Each day that I work on Nabirm’s oil block in Namibia, I think of Charles Wallace and what he was able to accomplish in the face of Alabama-style racism. I am thankful that Wallace freely shared his industry knowledge, business acumen, vision, and strategies for success with me.
For these reasons, I dedicate the work we are doing at Nabirm Energy Services in honor of Charles Wallace and Wallace & Wallace Chemical & Oil Corporation. "If you can see it, you can be it," truly works.

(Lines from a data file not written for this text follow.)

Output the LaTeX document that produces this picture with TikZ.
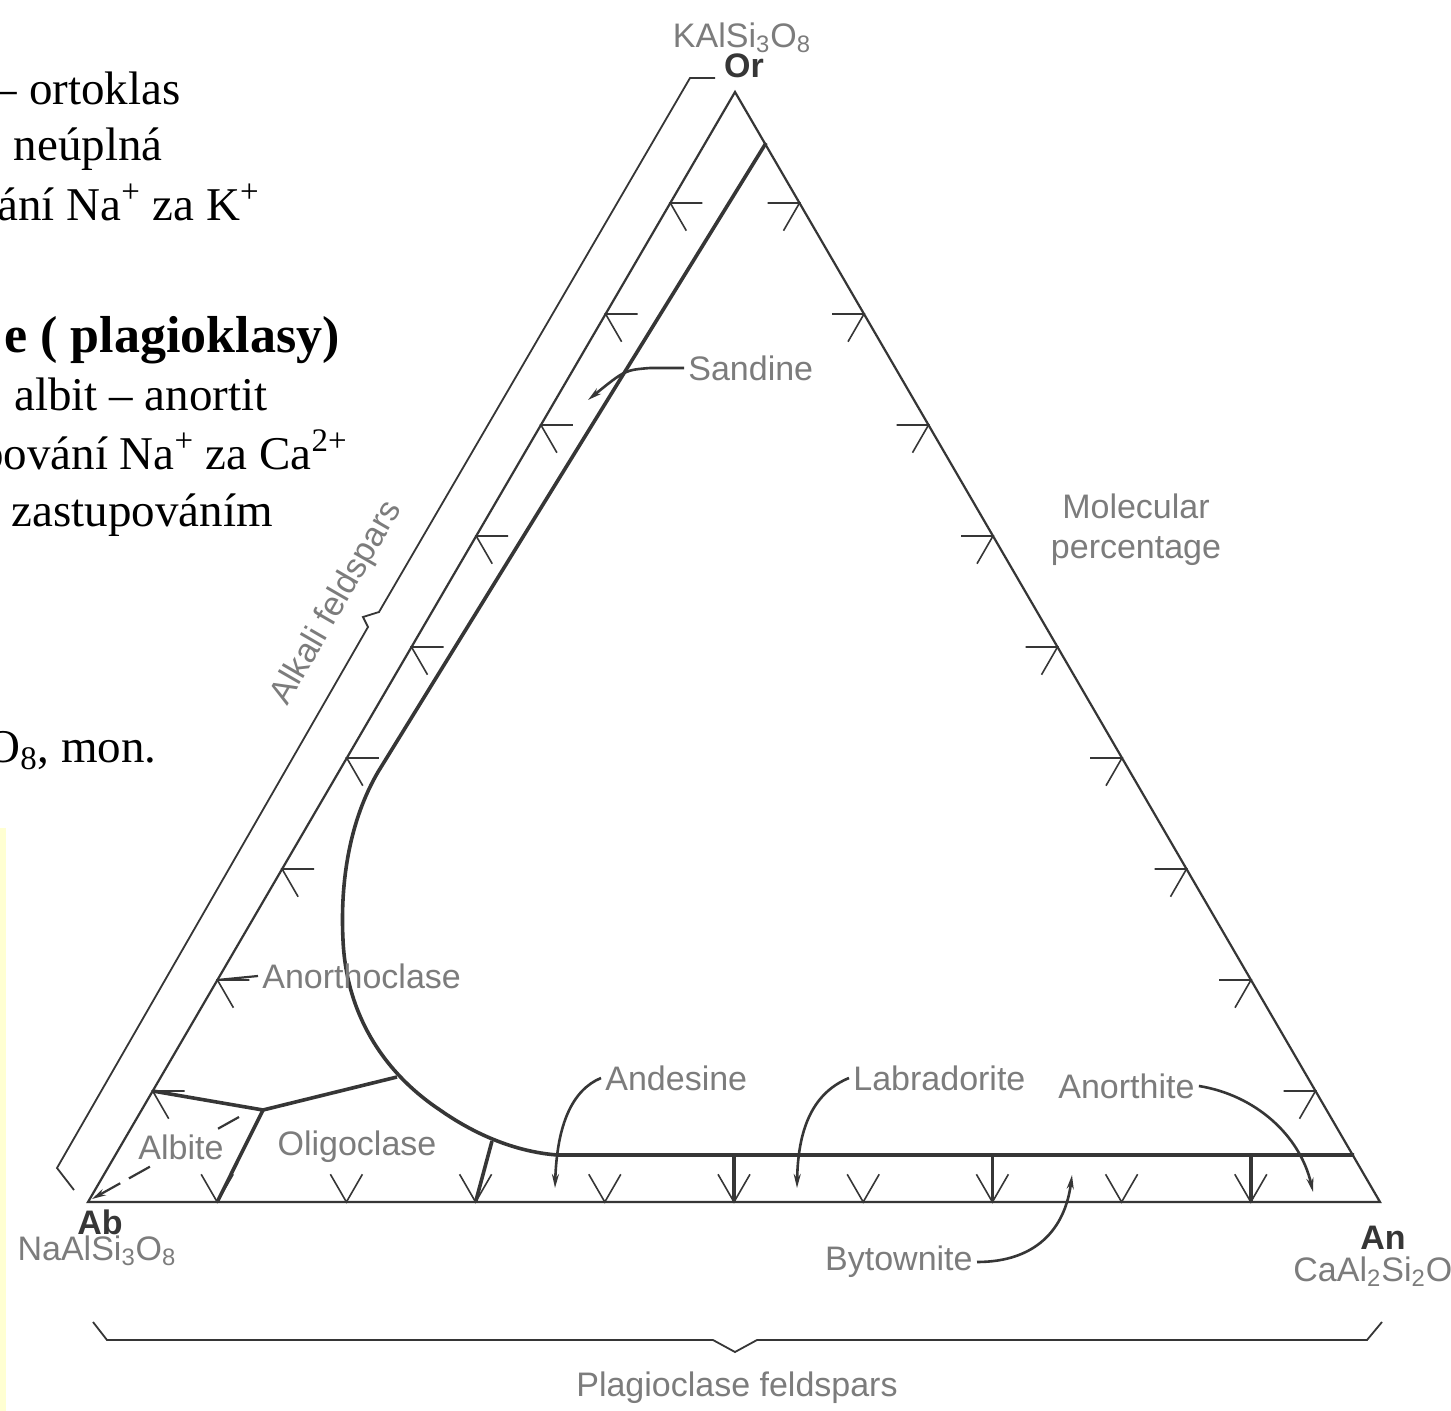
\documentclass[tikz,border=0pt]{standalone}
\usepackage{fontspec}
\setmainfont{Liberation Serif}
\newfontfamily\figfont{Liberation Sans}
\usetikzlibrary{arrows.meta,calc}
\definecolor{inkline}{HTML}{363636}
\definecolor{inklabel}{HTML}{7C7C7C}
\definecolor{stripyellow}{HTML}{FFFFD2}
\newcommand\Czech{\fontsize{23.5}{28}\selectfont}
\newcommand\Fig{\figfont\fontsize{17}{20}\selectfont}

\begin{document}
\begin{tikzpicture}[x=0.5pt,y=-0.5pt,
  edge/.style={draw=inkline,line width=1.1pt},
  bound/.style={draw=inkline,line width=1.8pt},
  tick/.style={draw=inkline,line width=0.8pt},
  ptr/.style={draw=inkline,line width=1.3pt,-{Stealth[length=7pt,width=3.5pt]}},
  fig/.style={font=\Fig,text=inklabel,inner sep=2pt},
  apex/.style={font=\Fig\bfseries,text=inkline,inner sep=1pt},
  slide/.style={font=\Czech,inner sep=0pt,anchor=base east}]
\useasboundingbox (0,0) rectangle (1451,1411);
\fill[white] (0,0) rectangle (1451,1411);
\clip (0,0) rectangle (1451,1411);
% Slide text, cut at the left border
\node[slide] (t1) at (181,105) {– ortoklas};
\node[slide] (t2) at (163,161) {neúplná};
\node[slide] (t3) at (260,221) {vání Na\textsuperscript{+} za K\textsuperscript{+}};
\node[slide,font=\fontsize{26}{30}\selectfont\bfseries] (t4) at (340,353) {e ( plagioklasy)};
\node[slide] (t5) at (268,411) {albit – anortit};
\node[slide] (t6) at (348,470) {pování Na\textsuperscript{+} za Ca\textsuperscript{2+}};
\node[slide] (t7) at (273,527) {zastupováním};
\node[slide] (t8) at (157,762) {O\textsubscript{8}, mon.};
\fill[stripyellow] (0,828) rectangle (6,1411);
% Drawing the triangle
\coordinate (Or) at (735,92);
\coordinate (Ab) at (88,1202);
\coordinate (An) at (1380,1202);
\draw[edge] (Or) -- (Ab) -- (An) -- cycle;
% Ticks every 10 per cent
\foreach \k in {1,...,9}{
  \coordinate (L\k) at ($(Or)!\k/10!(Ab)$);
  \coordinate (R\k) at ($(Or)!\k/10!(An)$);
  \coordinate (B\k) at ($(Ab)!\k/10!(An)$);
  \draw[tick] ($(L\k)+(32,0)$) -- (L\k) -- ++(16,27.7);
  \draw[tick] ($(R\k)+(-32,0)$) -- (R\k) -- ++(-16,27.7);
  \draw[tick] ($(B\k)+(-16,-27.7)$) -- (B\k) -- ++(16,-27.7);
}
% Field boundaries
\coordinate (sanTop) at (766,143);
\coordinate (bend) at (378,772);
\coordinate (plagL) at (557,1155);
\coordinate (plagR) at (1354,1155);
\coordinate (olig) at (263,1110);
\coordinate (anoEnd) at (397,1077);
\draw[bound] (sanTop) -- (bend) .. controls (350,820) and (340,880) .. (343,940)
  .. controls (346,1010) and (380,1070) .. (440,1110)
  .. controls (480,1138) and (520,1152) .. (plagL) -- (plagR);
\draw[bound] (L9) -- (olig) -- (anoEnd);
\draw[bound] (olig) -- (B1);
\draw[bound] (492,1141) -- (B3);
\foreach \k in {5,7,9} \draw[bound] (B\k |- plagL) -- (B\k);
% Braces
\coordinate (alkTop) at (690,78);
\coordinate (alkBot) at (57,1168);
\draw[edge,line width=0.9pt] (715,78) -- (alkTop) -- (379,612) -- (363,617) -- (368,627) -- (alkBot) -- (74,1190);
\draw[edge,line width=0.9pt] (93,1322) -- (107,1340) -- (713,1340) -- (735,1352) -- (757,1340) -- (1367,1340) -- (1382,1322);
% Labels at the corners
\node[fig] (orFormula) at (742,38) {KAlSi\textsubscript{3}O\textsubscript{8}};
\node[apex] (orLabel) at (744,66) {Or};
\node[apex] (abLabel) at (100,1222) {Ab};
\node[fig] (abFormula) at (97,1251) {NaAlSi\textsubscript{3}O\textsubscript{8}};
\node[apex] (anLabel) at (1383,1238) {An};
\node[fig,anchor=west] (anFormula) at (1289,1272) {CaAl\textsubscript{2}Si\textsubscript{2}O\textsubscript{8}};
\node[fig] (plagLabel) at (737,1388) {Plagioclase feldspars};
\node[fig,align=center] (molLabel) at (1136,530) {Molecular\\percentage};
\node[fig,rotate=60] (alkLabel) at (337,603) {Alkali feldspars};
% Field names and pointers
\node[fig,anchor=west] (sandine) at (684,368) {Sandine};
\node[fig,anchor=west] (anorthoclase) at (258,976) {Anorthoclase};
\node[fig,anchor=west] (andesine) at (601,1078) {Andesine};
\node[fig,anchor=west] (labradorite) at (849,1078) {Labradorite};
\node[fig,anchor=west] (anorthite) at (1054,1086) {Anorthite};
\node[fig,anchor=east] (bytownite) at (977,1262) {Bytownite};
\node[fig] (oligoclase) at (357,1147) {Oligoclase};
\coordinate (sanTip) at (588,400);
\coordinate (andTip) at (555,1188);
\coordinate (labTip) at (797,1188);
\coordinate (anoTip) at (1313,1192);
\coordinate (bytTip) at (1072,1175);
\coordinate (albTip) at (92,1199);
\draw[ptr] (sandine.west) -- (650,368) .. controls (625,370) .. (sanTip);
\draw[edge] (anorthoclase.west) -- (L8);
\draw[ptr] (andesine.west) .. controls (572,1090) and (557,1125) .. (andTip);
\draw[ptr] (labradorite.west) .. controls (815,1092) and (798,1125) .. (labTip);
\draw[ptr] (anorthite.east) .. controls (1255,1095) and (1300,1135) .. (anoTip);
\draw[ptr] (bytownite.east) .. controls (1035,1262) and (1065,1230) .. (bytTip);
\draw[ptr,line width=1.1pt,dash pattern=on 12pt off 5pt] (olig) ++(-24,7) -- (albTip);
\node[fig,fill=white] (albite) at (181,1147) {Albite};
% Done with labels
\end{tikzpicture}
\end{document}
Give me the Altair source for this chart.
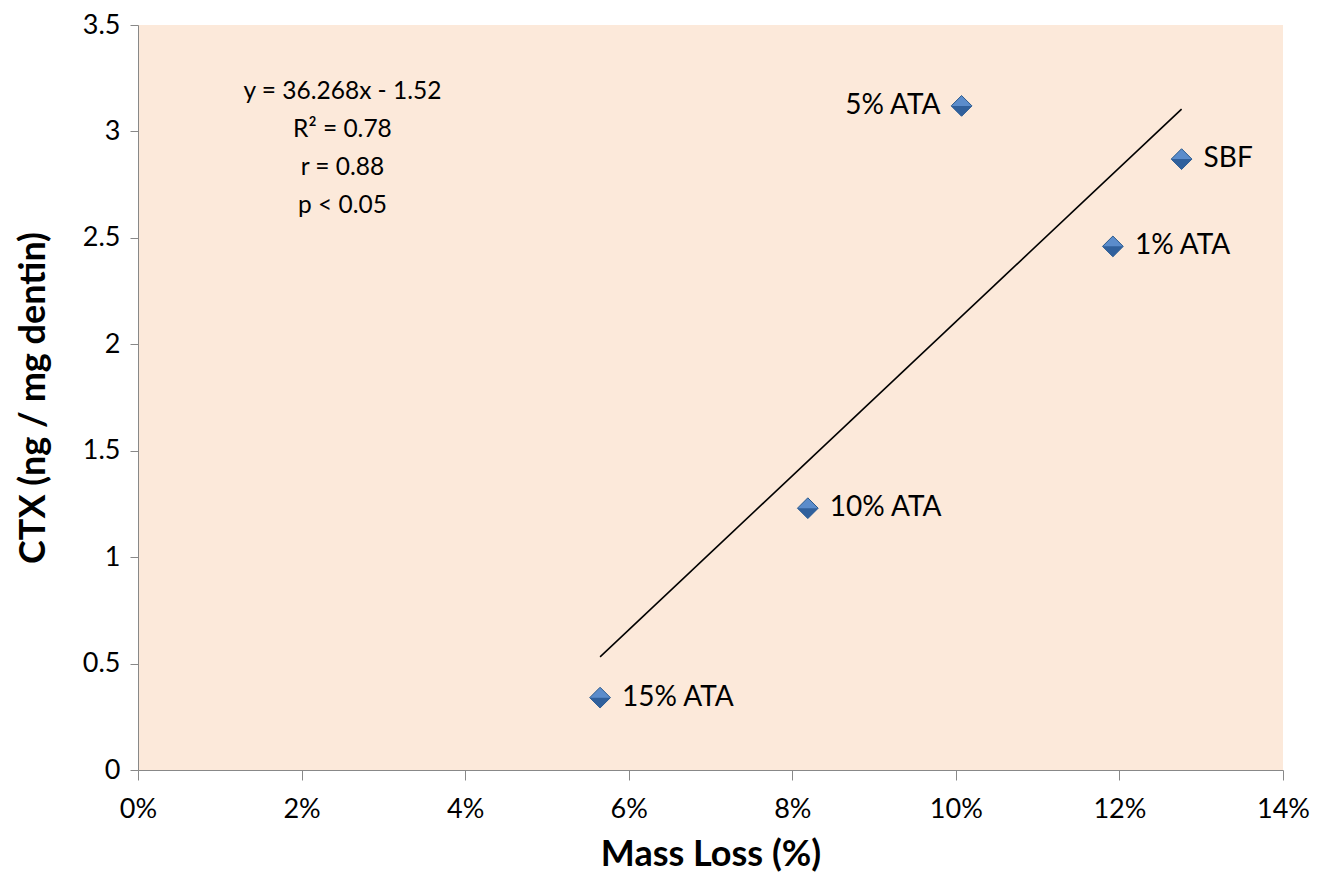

[Author’s Note: We acknowledge the photos and content made available for this article from the Jack Hadley Black History Museum in Thomasville, Georgia. The Museum was established in 1995 to educate the public about the history and culture of African Americans locally and nationally. The Museum was founded by African American historian, James “Jack” Hadley, who preserved over 4,669 pieces of African American artifacts with emphasis on Thomasville’s first Black achievers and state and national achievers to commemorate their lives and accomplishments.]
For perspective, in 1980, the average NFL player's salary was $78,657, or $300,252 in today’s dollars. In 1980, Charles Wallace made $80 million, which is $305.4 million in today's dollars. The retail oil distribution business was making Wallace fabulously wealthy. An oil refinery in Tuskegee would have taken Wallace to billionaire status in the 1980s. Except for Gov. George Wallace, Whites in Alabama were having a conniption at the mere thought of strong, independent, Black businessman with that kind of wealth and power. After Gov. Wallace left office, they did everything within their power to kill Charles Wallace's oil refinery deal.
Olayinka Arowolo, my co-founder and CEO at Nabirm Energy Services in Windhoek, Namibia, reminds me such much of Charles Wallace. Olayinka, who is pictured below, has the same brilliance, drive, focus, confidence, and commitment to excellence in the oil and gas business that I found in Charles Wallace. Olayinka makes history with our oil and gas company everyday. I am so lucky to have been exposed to the best and brightest minds in the oil and gas business, both of whom were/are strong Black men.
This great entrepreneur had a big impact on the success of my business career.
Today, the "Crabs in a Barrel Syndrome" in Alabama is worse than it was when Charles Wallace was attempting to build his refinery in Tuskegee in the 1970s and 80s.
African-Americans are the only ethic group on the planet that does NOT practice networking with each other to develop, build, and grow economic empowerment and financial security within our communities. We take great pride in enriching White merchants and other vendors of goods and services.